▶ **Plotting code records**

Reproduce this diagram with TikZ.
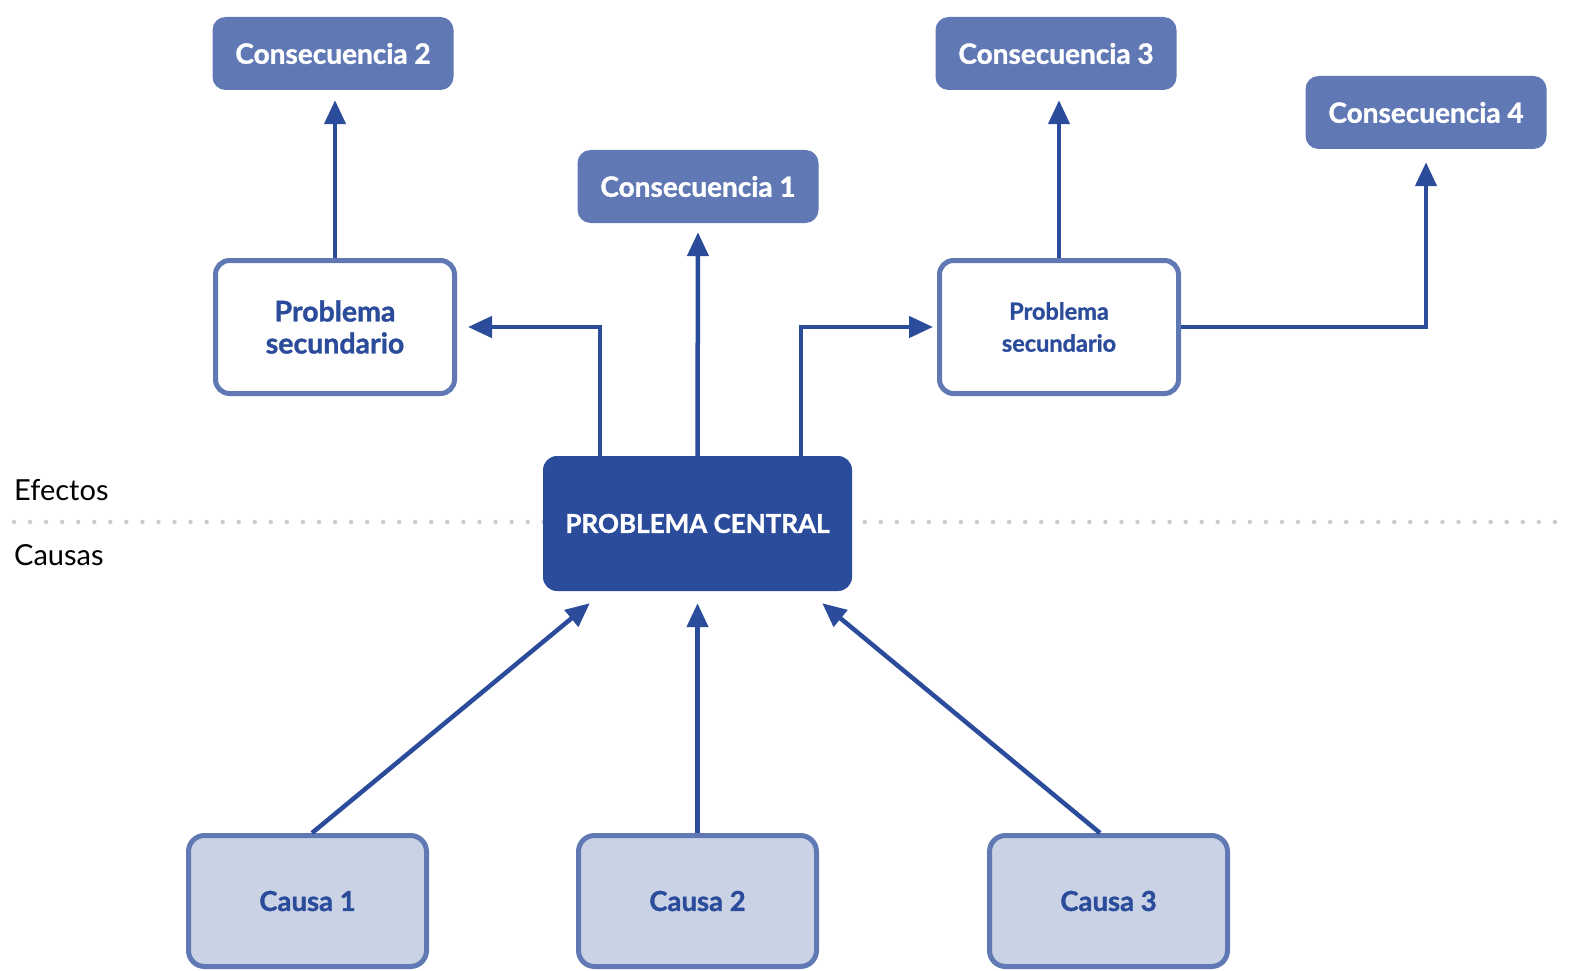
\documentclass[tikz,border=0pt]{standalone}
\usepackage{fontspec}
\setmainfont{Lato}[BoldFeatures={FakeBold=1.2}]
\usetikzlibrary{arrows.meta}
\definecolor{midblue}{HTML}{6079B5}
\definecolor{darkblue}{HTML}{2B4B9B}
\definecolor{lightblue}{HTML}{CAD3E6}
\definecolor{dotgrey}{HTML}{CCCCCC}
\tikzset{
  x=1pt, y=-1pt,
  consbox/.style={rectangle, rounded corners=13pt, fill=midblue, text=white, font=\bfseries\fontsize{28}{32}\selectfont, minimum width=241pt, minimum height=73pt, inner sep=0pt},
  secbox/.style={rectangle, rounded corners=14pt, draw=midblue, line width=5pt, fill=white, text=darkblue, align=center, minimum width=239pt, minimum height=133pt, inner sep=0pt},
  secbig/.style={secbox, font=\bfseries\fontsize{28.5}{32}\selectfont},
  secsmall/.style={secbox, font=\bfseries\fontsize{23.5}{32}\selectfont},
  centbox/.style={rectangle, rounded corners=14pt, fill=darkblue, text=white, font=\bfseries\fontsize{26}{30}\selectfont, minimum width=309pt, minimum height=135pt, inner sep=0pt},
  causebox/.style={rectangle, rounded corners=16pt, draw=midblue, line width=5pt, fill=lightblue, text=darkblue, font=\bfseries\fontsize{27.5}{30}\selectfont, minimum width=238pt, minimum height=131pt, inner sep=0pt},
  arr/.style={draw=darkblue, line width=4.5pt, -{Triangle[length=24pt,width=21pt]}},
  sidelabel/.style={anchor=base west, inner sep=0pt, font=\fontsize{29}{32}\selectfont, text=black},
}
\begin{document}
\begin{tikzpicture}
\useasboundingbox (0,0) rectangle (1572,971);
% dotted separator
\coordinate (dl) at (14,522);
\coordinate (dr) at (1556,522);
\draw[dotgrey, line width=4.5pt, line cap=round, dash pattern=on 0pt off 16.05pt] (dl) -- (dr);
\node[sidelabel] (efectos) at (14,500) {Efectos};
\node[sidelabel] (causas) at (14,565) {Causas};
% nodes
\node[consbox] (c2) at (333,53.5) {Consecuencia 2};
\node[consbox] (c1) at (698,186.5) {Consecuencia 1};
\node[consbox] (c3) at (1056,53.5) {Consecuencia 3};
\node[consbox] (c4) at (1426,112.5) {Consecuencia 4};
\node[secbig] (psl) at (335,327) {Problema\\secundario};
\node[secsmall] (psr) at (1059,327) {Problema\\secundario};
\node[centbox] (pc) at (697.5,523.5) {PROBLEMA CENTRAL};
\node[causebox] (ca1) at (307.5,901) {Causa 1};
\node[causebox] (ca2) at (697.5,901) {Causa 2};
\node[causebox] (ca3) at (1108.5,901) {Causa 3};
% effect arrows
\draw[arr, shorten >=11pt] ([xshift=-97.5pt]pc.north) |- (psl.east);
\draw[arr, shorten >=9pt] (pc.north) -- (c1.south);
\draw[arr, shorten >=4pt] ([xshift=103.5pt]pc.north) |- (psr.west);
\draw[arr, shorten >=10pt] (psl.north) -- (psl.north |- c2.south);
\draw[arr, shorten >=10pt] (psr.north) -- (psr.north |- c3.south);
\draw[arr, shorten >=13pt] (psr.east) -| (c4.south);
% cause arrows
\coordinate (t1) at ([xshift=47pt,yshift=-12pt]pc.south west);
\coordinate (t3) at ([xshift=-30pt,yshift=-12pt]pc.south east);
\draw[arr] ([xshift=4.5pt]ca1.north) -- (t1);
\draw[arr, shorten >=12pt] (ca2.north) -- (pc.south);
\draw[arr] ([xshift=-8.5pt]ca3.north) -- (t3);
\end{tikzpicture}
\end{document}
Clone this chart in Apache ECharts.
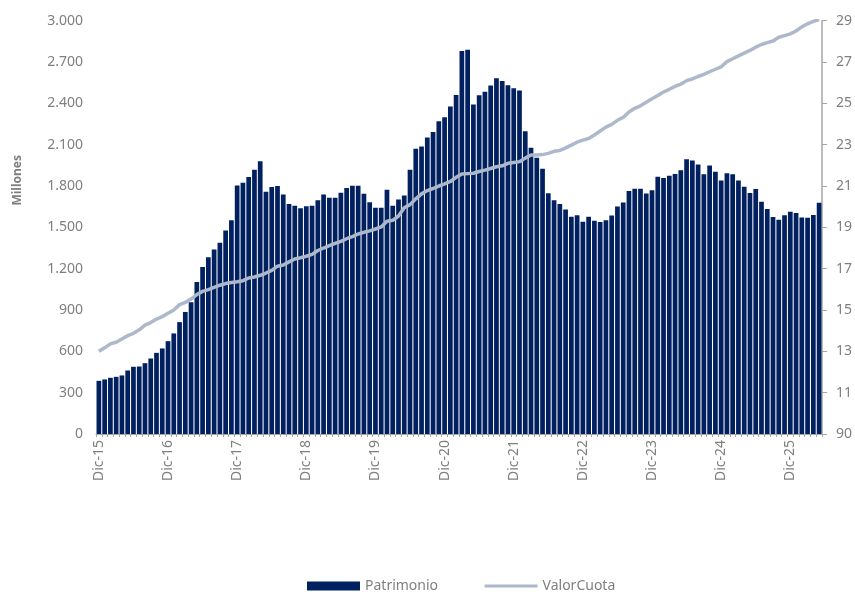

▶ **The request**
With the pictures left out, transcribe the material exactly.

▶ **Task answer**
Reproduce this diagram with TikZ.
\documentclass[tikz,border=0pt]{standalone}
\usepackage{fontspec}
\setmainfont{Lato}[BoldFeatures={FakeBold=1.2}]
\usetikzlibrary{arrows.meta}
\definecolor{midblue}{HTML}{6079B5}
\definecolor{darkblue}{HTML}{2B4B9B}
\definecolor{lightblue}{HTML}{CAD3E6}
\definecolor{dotgrey}{HTML}{CCCCCC}
\tikzset{
  x=1pt, y=-1pt,
  consbox/.style={rectangle, rounded corners=13pt, fill=midblue, text=white, font=\bfseries\fontsize{28}{32}\selectfont, minimum width=241pt, minimum height=73pt, inner sep=0pt},
  secbox/.style={rectangle, rounded corners=14pt, draw=midblue, line width=5pt, fill=white, text=darkblue, align=center, minimum width=239pt, minimum height=133pt, inner sep=0pt},
  secbig/.style={secbox, font=\bfseries\fontsize{28.5}{32}\selectfont},
  secsmall/.style={secbox, font=\bfseries\fontsize{23.5}{32}\selectfont},
  centbox/.style={rectangle, rounded corners=14pt, fill=darkblue, text=white, font=\bfseries\fontsize{26}{30}\selectfont, minimum width=309pt, minimum height=135pt, inner sep=0pt},
  causebox/.style={rectangle, rounded corners=16pt, draw=midblue, line width=5pt, fill=lightblue, text=darkblue, font=\bfseries\fontsize{27.5}{30}\selectfont, minimum width=238pt, minimum height=131pt, inner sep=0pt},
  arr/.style={draw=darkblue, line width=4.5pt, -{Triangle[length=24pt,width=21pt]}},
  sidelabel/.style={anchor=base west, inner sep=0pt, font=\fontsize{29}{32}\selectfont, text=black},
}
\begin{document}
\begin{tikzpicture}
\useasboundingbox (0,0) rectangle (1572,971);
% dotted separator
\coordinate (dl) at (14,522);
\coordinate (dr) at (1556,522);
\draw[dotgrey, line width=4.5pt, line cap=round, dash pattern=on 0pt off 16.05pt] (dl) -- (dr);
\node[sidelabel] (efectos) at (14,500) {Efectos};
\node[sidelabel] (causas) at (14,565) {Causas};
% nodes
\node[consbox] (c2) at (333,53.5) {Consecuencia 2};
\node[consbox] (c1) at (698,186.5) {Consecuencia 1};
\node[consbox] (c3) at (1056,53.5) {Consecuencia 3};
\node[consbox] (c4) at (1426,112.5) {Consecuencia 4};
\node[secbig] (psl) at (335,327) {Problema\\secundario};
\node[secsmall] (psr) at (1059,327) {Problema\\secundario};
\node[centbox] (pc) at (697.5,523.5) {PROBLEMA CENTRAL};
\node[causebox] (ca1) at (307.5,901) {Causa 1};
\node[causebox] (ca2) at (697.5,901) {Causa 2};
\node[causebox] (ca3) at (1108.5,901) {Causa 3};
% effect arrows
\draw[arr, shorten >=11pt] ([xshift=-97.5pt]pc.north) |- (psl.east);
\draw[arr, shorten >=9pt] (pc.north) -- (c1.south);
\draw[arr, shorten >=4pt] ([xshift=103.5pt]pc.north) |- (psr.west);
\draw[arr, shorten >=10pt] (psl.north) -- (psl.north |- c2.south);
\draw[arr, shorten >=10pt] (psr.north) -- (psr.north |- c3.south);
\draw[arr, shorten >=13pt] (psr.east) -| (c4.south);
% cause arrows
\coordinate (t1) at ([xshift=47pt,yshift=-12pt]pc.south west);
\coordinate (t3) at ([xshift=-30pt,yshift=-12pt]pc.south east);
\draw[arr] ([xshift=4.5pt]ca1.north) -- (t1);
\draw[arr, shorten >=12pt] (ca2.north) -- (pc.south);
\draw[arr] ([xshift=-8.5pt]ca3.north) -- (t3);
\end{tikzpicture}
\end{document}
Clone this chart in Apache ECharts.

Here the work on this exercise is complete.